Gerhard Hirczi: Upgrade your routines. Take advantage of digital opportunities
Gerhard Hirczi has been the managing director of the Vienna Business Agency in his adopted home Vienna since 2009.
Our daily working life is shaped by routines. Routines create a framework for our actions and provide security at every level: starting with our daily trip to the coffee machine while we wait for the computer to start up, continuing with interdepartmental processes within the company and ending with the general rules of the game observed between business partners. Culturally significant acts such as offering drinks at the beginning of a meeting are an essential part of working life, no matter how tight the schedule is.
Our business culture, our well-rehearsed traditions and systems are still very much shaped by the analog world. This year, the coronavirus crisis has put these habits to a severe test. The Viennese economy has taken enormous digital strides during this time and the local creative scene has definitely led the way. Entire festivals have relocated into the digital world almost overnight and gotten down to business right away.
Every digital ship needs an analog anchor
A brief chat in the corridor or a shared lunch with your colleagues can go a long way to making daily working life more enjoyable. A coffee mug emoji in the group chat isn’t really the same thing. An architectural office with its display window facing out onto the street, swapping stories at an after-show party, the tactile sensation of a piece of clothing: these things are not only the lifeblood of entire companies, they also define the DNA of every creative hub.
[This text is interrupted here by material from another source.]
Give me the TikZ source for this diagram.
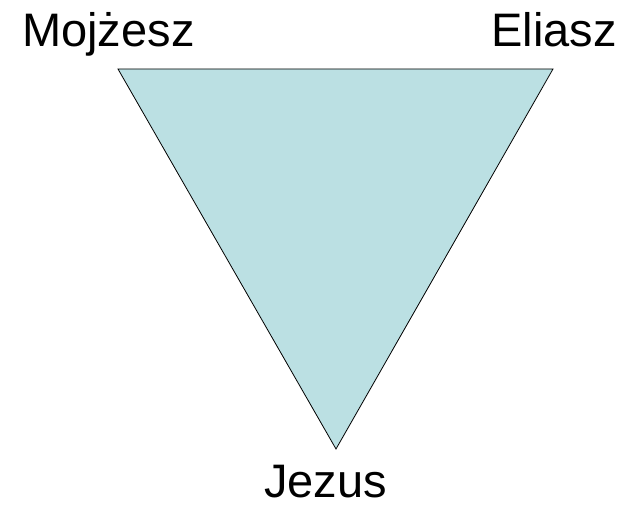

We are gradually coming to the realization that we can use digital applications to get more out of our analog experiences. In Vienna, applications from the field of culture & technology are important springboards. Companies like NOUSdigital use digital art education tools to turn a visit to a museum into a multimedia learning experience. The augmented reality app Artivive lets you watch real works of art come to virtual life. Innovations that integrate analog and digital thinking offer tremendous opportunities for the arts and cultural scene, especially in times of crisis. We must continue to promote these pioneering solutions. Let’s get down to business!